Ministers were accused of attempting to move disabled people off benefit yesterday when new figures revealed that nearly half the claimants who appealled over a range of disability allowances won their cases.

Ministers were accused of attempting to move disabled people off benefit yesterday when new figures revealed that nearly half the claimants who appealled over a range of disability allowances won their cases.

Appeals over incapacity benefit, attendance allowances and disability allowances all leapt in the last three months of 2001, according to statistics published yesterday.

Figures from the Department for Work and Pensions showed that nearly 60 per cent of disability living allowance appeals were allowed, while claimants won nearly half of appeals against incapacity benefit decisions.

The increase in appeals comes in the three months after the introduction of controversial work-focused interviews to try to encourage claimants to seek work, widely seen as an MoT test for disabled people.

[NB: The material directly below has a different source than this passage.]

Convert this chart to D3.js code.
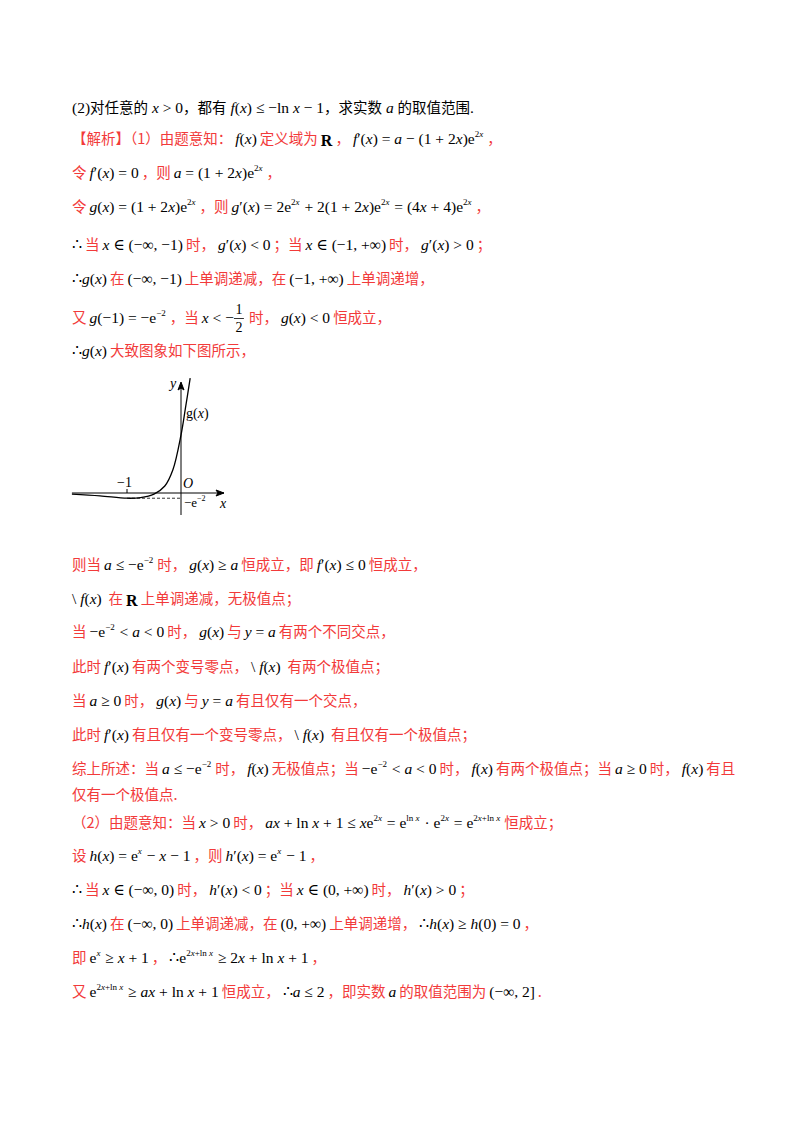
<!DOCTYPE html>
<html><head><meta charset="utf-8">
<script src="https://cdn.jsdelivr.net/npm/d3@7"></script>
<style>body{margin:0;background:#fff}</style>
</head><body>
<svg id="page" width="800" height="1132"></svg>
<script>
// text lines: {..} red chinese, ^..^ superscript, ~a/b~ fraction, *..* bold
var linesTop = [
  [113, "(2)对任意的 x > 0，都有 f(x) ≤ −ln x − 1，求实数 a 的取值范围.", "plain"],
  [144, "{【解析】（1）由题意知：}f(x){定义域为}*R*{，}f′(x) = a − (1 + 2x)e^2x^{，}"],
  [178, "{令}f′(x) = 0{，则}a = (1 + 2x)e^2x^{，}"],
  [212, "{令}g(x) = (1 + 2x)e^2x^{，则}g′(x) = 2e^2x^ + 2(1 + 2x)e^2x^ = (4x + 4)e^2x^{，}"],
  [250, "∴{当}x ∈ (−∞, −1){时，}g′(x) < 0{；当}x ∈ (−1, +∞){时，}g′(x) > 0{；}"],
  [284, "∴g(x){在}(−∞, −1){上单调递减，在}(−1, +∞){上单调递增，}"],
  [323, "{又}g(−1) = −e^−2^{，当}x < −~1/2~{时，}g(x) < 0{恒成立，}"],
  [356, "∴g(x){大致图象如下图所示，}"]
];
var linesBottom = [
  [570, "{则当}a ≤ −e^−2^{时，}g(x) ≥ a{恒成立，即}f′(x) ≤ 0{恒成立，}"],
  [604, "\\ f(x) {在}*R*{上单调递减，无极值点；}"],
  [637, "{当}−e^−2^ < a < 0{时，}g(x){与}y = a{有两个不同交点，}"],
  [672, "{此时}f′(x){有两个变号零点，}\\ f(x) {有两个极值点；}"],
  [706, "{当}a ≥ 0{时，}g(x){与}y = a{有且仅有一个交点，}"],
  [740, "{此时}f′(x){有且仅有一个变号零点，}\\ f(x) {有且仅有一个极值点；}"],
  [774, "{综上所述：当}a ≤ −e^−2^{时，}f(x){无极值点；当}−e^−2^ < a < 0{时，}f(x){有两个极值点；当}a ≥ 0{时，}f(x){有且}"],
  [800, "{仅有一个极值点.}"],
  [828, "{（2）由题意知：当}x > 0{时，}ax + ln x + 1 ≤ xe^2x^ = e^ln x^ · e^2x^ = e^2x+ln x^{恒成立；}"],
  [861, "{设}h(x) = e^x^ − x − 1{，则}h′(x) = e^x^ − 1{，}"],
  [895, "∴{当}x ∈ (−∞, 0){时，}h′(x) < 0{；当}x ∈ (0, +∞){时，}h′(x) > 0{；}"],
  [929, "∴h(x){在}(−∞, 0){上单调递减，在}(0, +∞){上单调递增，}∴h(x) ≥ h(0) = 0{，}"],
  [963, "{即}e^x^ ≥ x + 1{，}∴e^2x+ln x^ ≥ 2x + ln x + 1{，}"],
  [997, "{又}e^2x+ln x^ ≥ ax + ln x + 1{恒成立，}∴a ≤ 2{，即实数}a{的取值范围为}(−∞, 2]{.}"]
];

// curve points (graph units)
var curveX = [-2.02, -1.5, -1.0, -0.75, -0.5, -0.3, -0.15, 0, 0.08, 0.17];
var curveY = [-0.02, -0.05, -0.09, -0.08, -0.02, 0.12, 0.4, 1.0, 1.45, 1.98];
var dipY = -0.09;

var svg = d3.select("#page");
var RED = "#f23a3a", CJK = "'Noto Sans CJK SC', sans-serif", SERIF = "'Liberation Serif', 'DejaVu Serif', serif";

function tokenize(s) {
  var out = [], re = /\{([^}]*)\}|\^([^^]*)\^|~([^~]*)~|\*([^*]*)\*|([^{^~*]+)/g, m;
  while ((m = re.exec(s))) {
    if (m[1] !== undefined) out.push({t: "red", v: m[1]});
    else if (m[2] !== undefined) out.push({t: "sup", v: m[2]});
    else if (m[3] !== undefined) out.push({t: "frac", v: m[3]});
    else if (m[4] !== undefined) out.push({t: "bold", v: m[4]});
    else out.push({t: "math", v: m[5]});
  }
  return out;
}

function mathRuns(v) {
  // italic for single latin letters, upright for ln, e, digits, symbols
  var runs = [], re = /(ln)|(e)|([a-z])|([^a-z]+)/g, m;
  while ((m = re.exec(v))) {
    if (m[3]) runs.push({v: m[3], it: true});
    else runs.push({v: m[0], it: false});
  }
  return runs;
}

function put(g, x, y, v, opt) {
  var t = g.append("text").attr("x", x).attr("y", y).text(v)
    .attr("font-family", opt.family).attr("font-size", opt.size)
    .attr("fill", opt.fill || "#000")
    .attr("font-style", opt.it ? "italic" : "normal")
    .attr("font-weight", opt.bold ? "bold" : "normal")
    .style("white-space", "pre").attr("xml:space", "preserve");
  return t.node().getComputedTextLength();
}

function drawLine(y, s, plain) {
  var g = svg.append("g"), x = 72, prev = null;
  tokenize(s).forEach(function(tk) {
    if (prev && prev !== tk.t && (prev === "red" || tk.t === "red") && !plain) x += 3;
    prev = tk.t === "sup" || tk.t === "frac" || tk.t === "bold" ? "math" : tk.t;
    if (tk.t === "red") {
      x += put(g, x, y, tk.v, {family: CJK, size: 14.5, fill: plain ? "#000" : RED});
    } else if (tk.t === "sup") {
      mathRuns(tk.v).forEach(function(r) {
        x += put(g, x, y - 7, r.v, {family: SERIF, size: 9, it: r.it});
      });
      x += 1;
    } else if (tk.t === "frac") {
      var p = tk.v.split("/");
      g.append("text").attr("x", x + 5).attr("y", y - 9).attr("text-anchor", "middle")
        .attr("font-family", SERIF).attr("font-size", 14).text(p[0]);
      g.append("line").attr("x1", x).attr("x2", x + 10).attr("y1", y - 4.5).attr("y2", y - 4.5)
        .attr("stroke", "#000").attr("stroke-width", 0.8);
      g.append("text").attr("x", x + 5).attr("y", y + 9).attr("text-anchor", "middle")
        .attr("font-family", SERIF).attr("font-size", 14).text(p[1]);
      x += 12;
    } else if (tk.t === "bold") {
      x += put(g, x, y + 2, tk.v, {family: SERIF, size: 16, bold: true});
    } else {
      var pieces = tk.v.split(/([\u3000-\u303f\u4e00-\u9fa5\uff00-\uffef]+)/);
      pieces.forEach(function(pc, i) {
        if (!pc) return;
        if (i % 2 === 1) x += put(g, x, y, pc, {family: CJK, size: 14.5});
        else mathRuns(pc).forEach(function(r) {
          x += put(g, x, y, r.v, {family: SERIF, size: 15.5, it: r.it});
        });
      });
    }
  });
}

linesTop.forEach(function(l) { drawLine(l[0], l[1], l[2] === "plain"); });
linesBottom.forEach(function(l) { drawLine(l[0], l[1]); });

// graph
var xs = d3.scaleLinear().domain([-2, 0]).range([73, 181]);
var ys = d3.scaleLinear().domain([0, 1]).range([493, 435]);
var gg = svg.append("g").attr("fill", "none").attr("stroke", "#000");
gg.append("line").attr("x1", xs(-2.02)).attr("x2", 224).attr("y1", ys(0)).attr("y2", ys(0)).attr("stroke-width", 1);
gg.append("line").attr("x1", xs(0)).attr("x2", xs(0)).attr("y1", 515).attr("y2", 383).attr("stroke-width", 1);
gg.append("path").attr("d", "M224,493 l-8,-3 l2,3 l-2,3 z").attr("fill", "#000");
gg.append("path").attr("d", "M181,382 l-3,8 l3,-2 l3,2 z").attr("fill", "#000");
gg.append("line").attr("x1", xs(-1)).attr("x2", xs(-1)).attr("y1", ys(0) - 4).attr("y2", ys(0)).attr("stroke-width", 1);
gg.append("line").attr("x1", xs(-1)).attr("x2", xs(0)).attr("y1", ys(dipY)).attr("y2", ys(dipY))
  .attr("stroke-dasharray", "3,2").attr("stroke-width", 0.8);
var pts = curveX.map(function(x, i) { return [x, curveY[i]]; });
gg.append("path").attr("d", d3.line().x(function(d) { return xs(d[0]); }).y(function(d) { return ys(d[1]); })
  .curve(d3.curveCatmullRom.alpha(0.5))(pts)).attr("stroke-width", 1.3);
var lab = svg.append("g").attr("font-family", SERIF).attr("font-size", 14);
lab.append("text").attr("x", 170).attr("y", 388).attr("font-style", "italic").text("y");
var gl = lab.append("text").attr("x", 186).attr("y", 418).text("g(");
gl.append("tspan").attr("font-style", "italic").text("x");
gl.append("tspan").text(")");
lab.append("text").attr("x", 117).attr("y", 487).text("−1");
lab.append("text").attr("x", 183).attr("y", 488).attr("font-style", "italic").text("O");
lab.append("text").attr("x", 184).attr("y", 507).attr("font-size", 13).text("−e").append("tspan").attr("font-size", 8).attr("dy", -6).text("−2");
lab.append("text").attr("x", 220).attr("y", 508).attr("font-style", "italic").text("x");
</script>
</body></html>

The level of appeals was heavily criticised by members of the powerful Commons Public Accounts Committee earlier this year, who said that one in four successful appeals was due to failures in decision-making within the benefits agency. MPs also warned that "delays in reviewing entitlement for incapacity benefit may be costing the taxpayer £40m a year".

The medical assessments used to determine whether disabled people are eligible for benefits have also been criticised by MPs.

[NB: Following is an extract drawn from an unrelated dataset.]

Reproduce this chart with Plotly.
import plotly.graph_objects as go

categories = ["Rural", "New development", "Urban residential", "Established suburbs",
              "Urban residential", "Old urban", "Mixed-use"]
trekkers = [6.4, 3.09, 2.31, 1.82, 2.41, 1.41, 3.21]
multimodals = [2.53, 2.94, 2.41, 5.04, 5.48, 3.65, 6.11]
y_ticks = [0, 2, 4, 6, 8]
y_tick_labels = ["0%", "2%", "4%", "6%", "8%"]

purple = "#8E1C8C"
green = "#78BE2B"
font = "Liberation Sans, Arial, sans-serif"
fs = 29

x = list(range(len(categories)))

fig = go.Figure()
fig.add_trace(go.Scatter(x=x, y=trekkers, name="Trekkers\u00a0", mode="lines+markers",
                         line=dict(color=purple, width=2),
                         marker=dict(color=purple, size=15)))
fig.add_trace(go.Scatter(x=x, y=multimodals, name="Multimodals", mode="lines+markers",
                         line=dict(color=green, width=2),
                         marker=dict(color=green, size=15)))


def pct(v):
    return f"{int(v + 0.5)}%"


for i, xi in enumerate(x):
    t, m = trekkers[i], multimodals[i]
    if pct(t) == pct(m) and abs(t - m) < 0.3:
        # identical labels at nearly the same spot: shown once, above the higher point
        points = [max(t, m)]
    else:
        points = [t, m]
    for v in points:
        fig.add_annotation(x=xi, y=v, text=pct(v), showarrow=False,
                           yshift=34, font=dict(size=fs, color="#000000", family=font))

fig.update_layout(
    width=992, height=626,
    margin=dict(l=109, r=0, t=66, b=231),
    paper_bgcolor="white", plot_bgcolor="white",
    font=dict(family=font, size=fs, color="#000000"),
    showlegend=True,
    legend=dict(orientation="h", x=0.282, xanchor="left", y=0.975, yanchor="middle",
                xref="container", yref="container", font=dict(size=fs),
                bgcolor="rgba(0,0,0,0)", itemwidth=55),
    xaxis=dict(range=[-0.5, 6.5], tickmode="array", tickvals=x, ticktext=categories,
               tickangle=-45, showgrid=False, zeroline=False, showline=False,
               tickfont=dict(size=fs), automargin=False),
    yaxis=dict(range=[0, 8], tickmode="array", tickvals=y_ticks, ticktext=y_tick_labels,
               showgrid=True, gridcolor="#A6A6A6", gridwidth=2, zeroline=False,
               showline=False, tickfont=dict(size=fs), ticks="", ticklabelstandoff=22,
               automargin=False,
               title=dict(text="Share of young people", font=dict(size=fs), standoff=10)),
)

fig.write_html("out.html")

Earlier this year ministers extended the contract to SchlumbergerSEMA, to run medical assessments, despite criticism of the service. Nick Brown, the minister for Work, insisted that the company had met the vast majority of its performance targets.

Yesterday Paul Holmes, the Liberal Democrat disability spokesman, accused the Government of expanding medical tests without raising standards of care.

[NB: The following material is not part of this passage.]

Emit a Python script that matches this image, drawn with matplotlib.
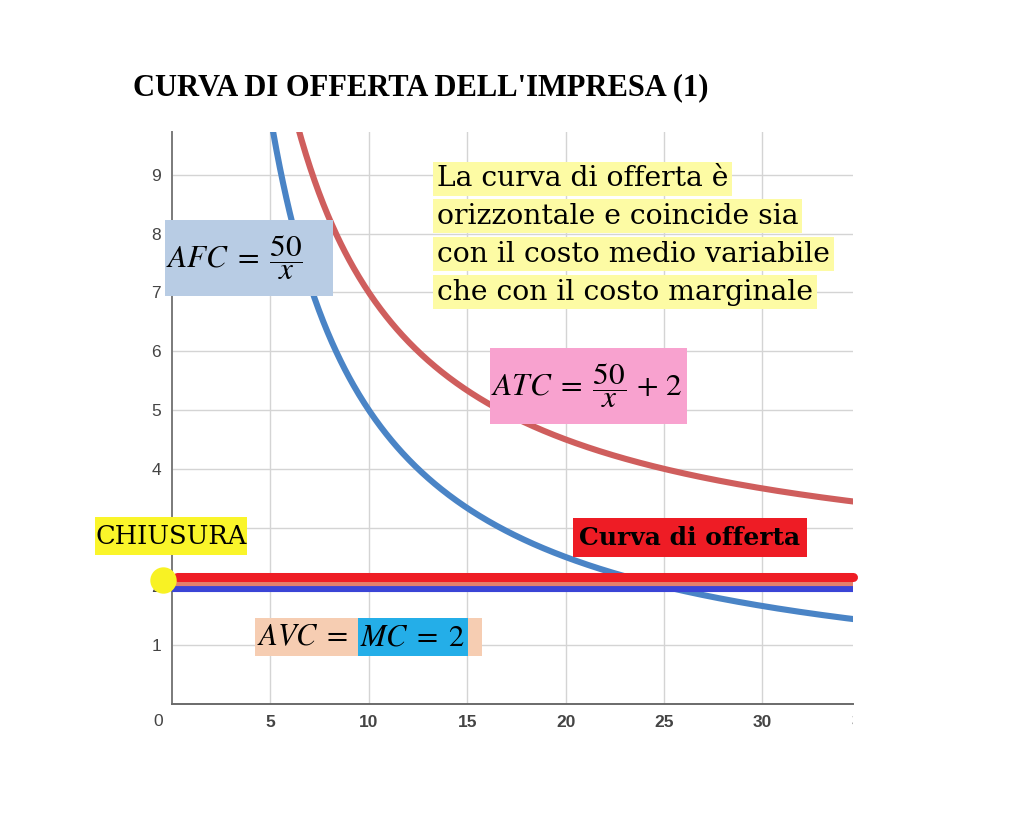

He said: "It does seem like they are aiming for quantity not quality. The Government insists they are not trying to force people into work, but that is the fear of many disabled people."

A spokesman for the Department for Work and Pensions said the increases in appeals reflected the increase in medical assessments caused by ministers working to clear the backlog of cases.

But he added: "The number of appeals that are judged to be successful does suggest that work does need to be done to improve performance."